U.S. stocks have resumed their downturn after Friday's rally amid extremely volatile trading. After opening limit down on Monday, for the third time since a week ago, triggering a trading halt, then falling further on the reopening, stocks recovered some of their early morning losses. By late morning the S&P was down 5.7% and the Dow Jones Industrial Average off 7.5%.
Bonds also reversed their recent trading behavior in early morning trading, with yields falling after rising several sessions last week. Bonds yields usually fall when stock prices decline, especially at times of growing concerns about a possible recession, and that's what happened Monday morning. But by late morning, the 10-year Treasury yield was rising again, at 0.85%, up about 10 basis points from the open.
A second surprise rate cut by the Federal Reserve on Sunday, like the first one on March 3, failed to calm markets.
The Fed slashed the federal funds rate Sunday evening by 1% to a range between zero and 0.25%, days before the start of the Federal Open Market Committee's regularly scheduled policymaking meeting. The latest cut followed a 50 basis-point cut on March 3.
The Fed also announced a revived quantitative easing program to purchase at least $700 billion in U.S. Treasuries and mortgage-backed securities, which followed plans announced last week to inject as much as $1.5 trillion into the short-term money markets.

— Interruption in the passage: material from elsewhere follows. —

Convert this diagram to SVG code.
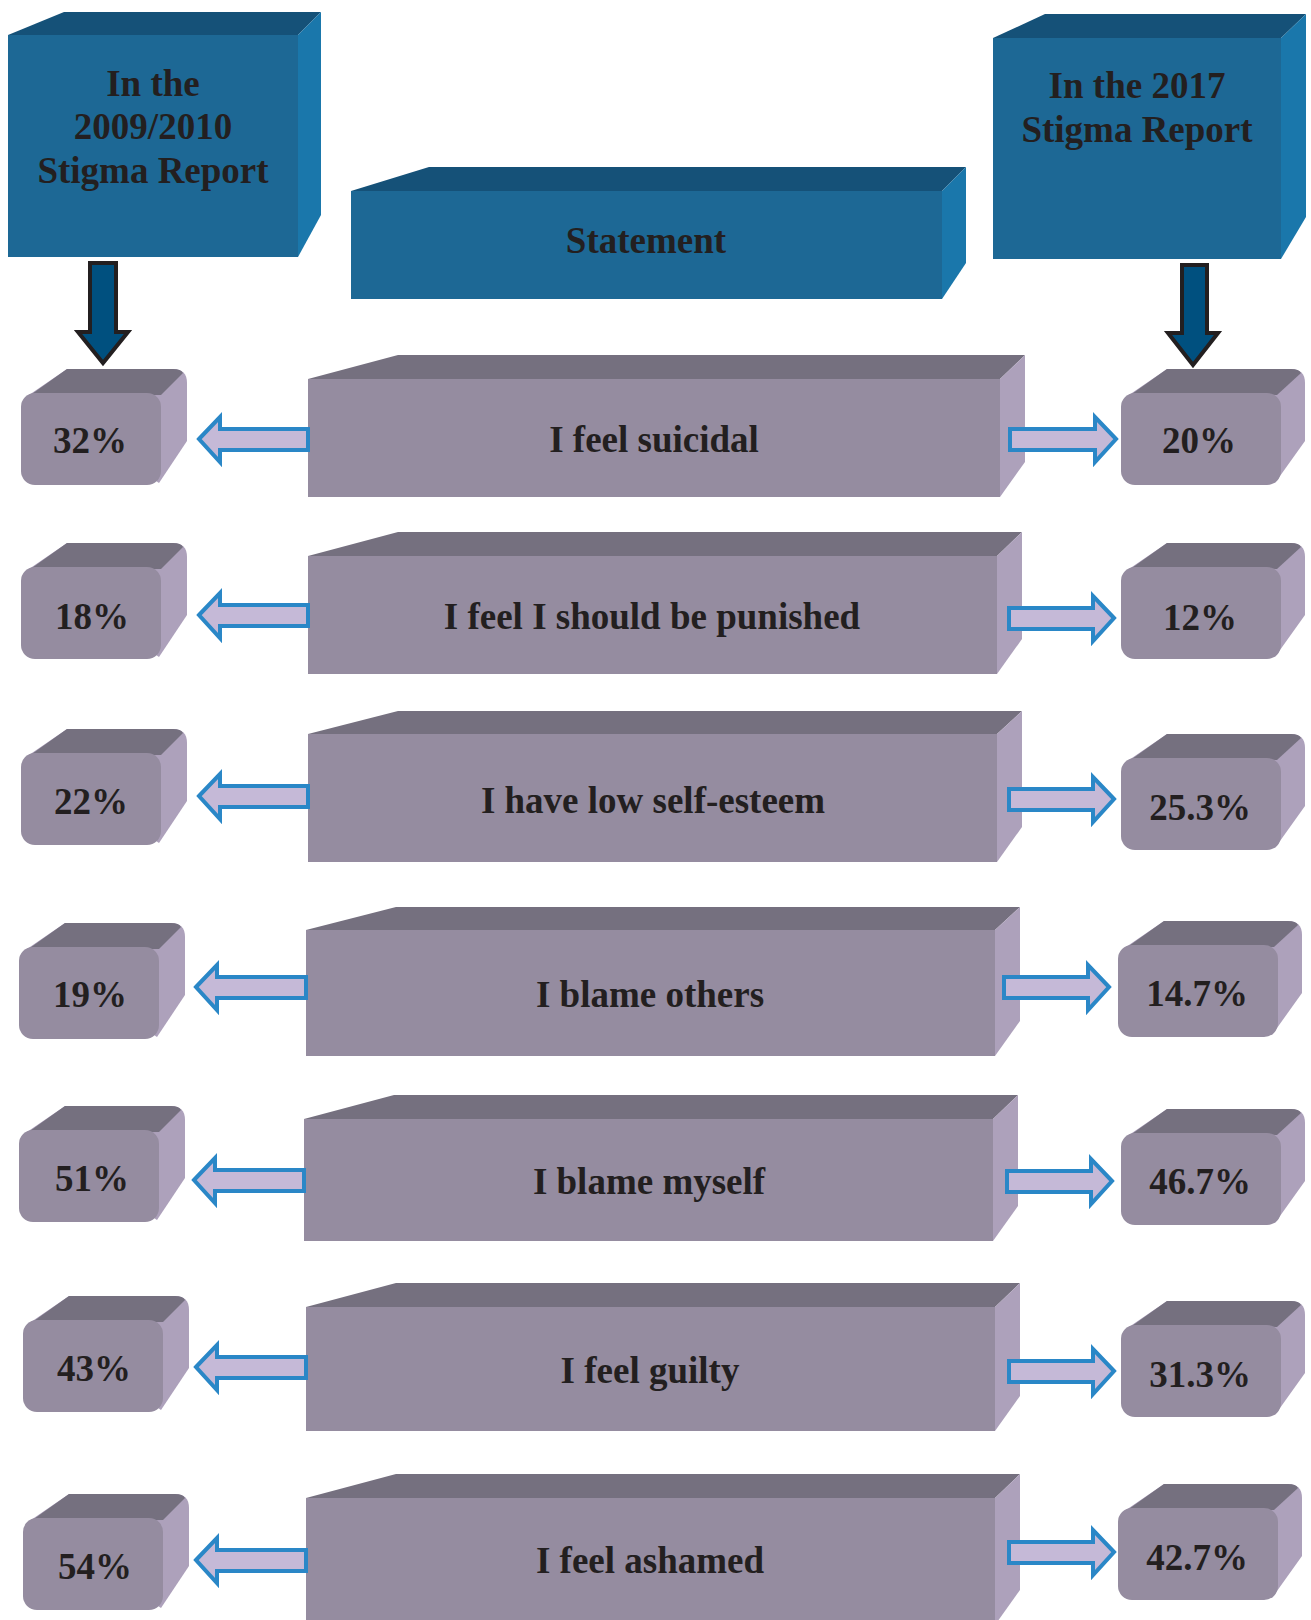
<svg xmlns="http://www.w3.org/2000/svg" xmlns:xlink="http://www.w3.org/1999/xlink" width="1311" height="1620" viewBox="0 0 1311 1620">
<style>
.bf{fill:#1d6895}.bt{fill:#155178}.bs{fill:#1a77ab}
.gf{fill:#958ca0}.gt{fill:#75707f}.gs{fill:#ada1bb}
.t{font-family:"Liberation Serif","Times New Roman",serif;font-weight:bold;font-size:37px;fill:#231f20;text-anchor:middle}
.ha{fill:#c5b9d7;stroke:#2a87c7;stroke-width:4;stroke-linejoin:miter}
.da{fill:#00507f;stroke:#231f20;stroke-width:4;stroke-linejoin:miter}
</style>
<defs>
<g id="pL">
<path class="gs" d="M8,2 L46,-24 L152,-24 Q166,-24 166,-10 L166,48 L138,90 Z"/>
<path class="gt" d="M8,3 L46,-24 L152,-24 Q160,-24 162,-20 L140,2 Z"/>
<rect class="gf" x="0" y="0" width="140" height="92" rx="14"/>
</g>
<g id="pR">
<path class="gs" d="M8,2 L46,-24 L170,-24 Q184,-24 184,-10 L184,48 L154,90 Z"/>
<path class="gt" d="M8,3 L46,-24 L170,-24 Q178,-24 180,-20 L156,2 Z"/>
<rect class="gf" x="0" y="0" width="160" height="92" rx="14"/>
</g>
</defs>

<g id="hdr-left">
<polygon class="bt" points="8,35 64,12 321,12 298,35"/>
<polygon class="bs" points="298,35 321,12 321,215 298,257"/>
<rect class="bf" x="8" y="35" width="290" height="222"/>
<text class="t" x="153" y="96">In the</text>
<text class="t" x="153" y="139">2009/2010</text>
<text class="t" x="153" y="183">Stigma Report</text>
</g>

<g id="hdr-statement">
<polygon class="bt" points="351,191 429,167 966,167 942,191"/>
<polygon class="bs" points="942,191 966,167 966,263 942,299"/>
<rect class="bf" x="351" y="191" width="591" height="108"/>
<text class="t" x="646" y="253">Statement</text>
</g>

<g id="hdr-right">
<polygon class="bt" points="993,38 1045,14 1306,14 1281,38"/>
<polygon class="bs" points="1281,38 1306,14 1306,217 1281,259"/>
<rect class="bf" x="993" y="38" width="288" height="221"/>
<text class="t" x="1137" y="98">In the 2017</text>
<text class="t" x="1137" y="142">Stigma Report</text>
</g>

<g id="s1">
<polygon class="gt" points="308,379 398,355 1025,355 1000,379"/>
<polygon class="gs" points="1000,379 1025,355 1025,462 1000,497"/>
<rect class="gf" x="308" y="379" width="692" height="118"/>
<text class="t" x="654" y="452">I feel suicidal</text>
</g>
<g id="s2">
<polygon class="gt" points="308,556 398,532 1022,532 997,556"/>
<polygon class="gs" points="997,556 1022,532 1022,639 997,674"/>
<rect class="gf" x="308" y="556" width="689" height="118"/>
<text class="t" x="652" y="629">I feel I should be punished</text>
</g>
<g id="s3">
<polygon class="gt" points="308,734 398,711 1022,711 997,734"/>
<polygon class="gs" points="997,734 1022,711 1022,827 997,862"/>
<rect class="gf" x="308" y="734" width="689" height="128"/>
<text class="t" x="653" y="813">I have low self-esteem</text>
</g>
<g id="s4">
<polygon class="gt" points="306,930 396,907 1020,907 995,930"/>
<polygon class="gs" points="995,930 1020,907 1020,1021 995,1056"/>
<rect class="gf" x="306" y="930" width="689" height="126"/>
<text class="t" x="650" y="1007">I blame others</text>
</g>
<g id="s5">
<polygon class="gt" points="304,1119 394,1095 1018,1095 993,1119"/>
<polygon class="gs" points="993,1119 1018,1095 1018,1206 993,1241"/>
<rect class="gf" x="304" y="1119" width="689" height="122"/>
<text class="t" x="649" y="1194">I blame myself</text>
</g>
<g id="s6">
<polygon class="gt" points="306,1307 396,1283 1020,1283 995,1307"/>
<polygon class="gs" points="995,1307 1020,1283 1020,1396 995,1431"/>
<rect class="gf" x="306" y="1307" width="689" height="124"/>
<text class="t" x="650" y="1383">I feel guilty</text>
</g>
<g id="s7">
<polygon class="gt" points="306,1498 396,1474 1020,1474 995,1498"/>
<polygon class="gs" points="995,1498 1020,1474 1020,1590 995,1625"/>
<rect class="gf" x="306" y="1498" width="689" height="130"/>
<text class="t" x="650" y="1573">I feel ashamed</text>
</g>

<g id="l1"><use xlink:href="#pL" x="21" y="393"/><text class="t" x="90" y="453">32%</text></g>
<g id="l2"><use xlink:href="#pL" x="21" y="567"/><text class="t" x="92" y="629">18%</text></g>
<g id="l3"><use xlink:href="#pL" x="21" y="753"/><text class="t" x="91" y="814">22%</text></g>
<g id="l4"><use xlink:href="#pL" x="19" y="947"/><text class="t" x="90" y="1007">19%</text></g>
<g id="l5"><use xlink:href="#pL" x="19" y="1130"/><text class="t" x="92" y="1191">51%</text></g>
<g id="l6"><use xlink:href="#pL" x="23" y="1320"/><text class="t" x="94" y="1381">43%</text></g>
<g id="l7"><use xlink:href="#pL" x="23" y="1518"/><text class="t" x="95" y="1579">54%</text></g>

<g id="r1"><use xlink:href="#pR" x="1121" y="393"/><text class="t" x="1199" y="453">20%</text></g>
<g id="r2"><use xlink:href="#pR" x="1121" y="567"/><text class="t" x="1200" y="630">12%</text></g>
<g id="r3"><use xlink:href="#pR" x="1121" y="758"/><text class="t" x="1200" y="820">25.3%</text></g>
<g id="r4"><use xlink:href="#pR" x="1118" y="945"/><text class="t" x="1197" y="1006">14.7%</text></g>
<g id="r5"><use xlink:href="#pR" x="1121" y="1133"/><text class="t" x="1200" y="1194">46.7%</text></g>
<g id="r6"><use xlink:href="#pR" x="1121" y="1325"/><text class="t" x="1200" y="1387">31.3%</text></g>
<g id="r7"><use xlink:href="#pR" x="1118" y="1508"/><text class="t" x="1197" y="1570">42.7%</text></g>

<g id="connectors">
<path class="da" d="M90,263 L116,263 L116,332 L128,332 L103,363 L78,332 L90,332 Z"/>
<path class="da" d="M1182,265 L1207,265 L1207,333 L1218,333 L1193,365 L1168,333 L1182,333 Z"/>
<path class="ha" d="M199,439 L220,417 L220,429 L308,429 L308,450 L220,450 L220,462 Z"/>
<path class="ha" d="M199,615 L220,593 L220,605 L308,605 L308,626 L220,626 L220,638 Z"/>
<path class="ha" d="M199,796 L220,774 L220,786 L308,786 L308,807 L220,807 L220,819 Z"/>
<path class="ha" d="M196,987 L217,965 L217,977 L306,977 L306,998 L217,998 L217,1010 Z"/>
<path class="ha" d="M194,1180 L215,1158 L215,1170 L304,1170 L304,1191 L215,1191 L215,1203 Z"/>
<path class="ha" d="M196,1367 L217,1345 L217,1357 L306,1357 L306,1378 L217,1378 L217,1390 Z"/>
<path class="ha" d="M196,1560 L217,1538 L217,1550 L306,1550 L306,1571 L217,1571 L217,1583 Z"/>
<path class="ha" d="M1116,439 L1095,417 L1095,429 L1010,429 L1010,450 L1095,450 L1095,462 Z"/>
<path class="ha" d="M1114,618 L1093,596 L1093,608 L1009,608 L1009,629 L1093,629 L1093,641 Z"/>
<path class="ha" d="M1114,799 L1093,777 L1093,789 L1009,789 L1009,810 L1093,810 L1093,822 Z"/>
<path class="ha" d="M1109,987 L1088,965 L1088,977 L1004,977 L1004,998 L1088,998 L1088,1010 Z"/>
<path class="ha" d="M1112,1181 L1091,1159 L1091,1171 L1007,1171 L1007,1192 L1091,1192 L1091,1204 Z"/>
<path class="ha" d="M1114,1371 L1093,1349 L1093,1361 L1009,1361 L1009,1382 L1093,1382 L1093,1394 Z"/>
<path class="ha" d="M1114,1552 L1093,1530 L1093,1542 L1009,1542 L1009,1563 L1093,1563 L1093,1575 Z"/>
</g>
</svg>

"To move like this three days before the meeting tells me to expect an avalanche of horrible data in the next few weeks," tweeted David Rosenberg, chief economist and strategist of Rosenberg Research and Associates Inc.
Also on Sunday, Goldman Sachs forecast a 5% decline in U.S. GDP for the second quarter and its U.S. chief equity strategist, David Kostin, slashed his forecast for the S&P 500, noting it could fall another 26% from Friday's close to 2,000 if the economic fallout from the spreading coronavirus worsens.
"The coronavirus has created unprecedented financial and societal disruption," he wrote in a note to clients. "The combination of thin liquidity, high uncertainty, and positioning could cause the S&P 500 to fall below our 2,450 base case estimate of fair value and closer to a trough of 2,000."
Recession fears are growing for the U.S. — a Bloomberg survey of economists gave 45% odds for one this year — and globally.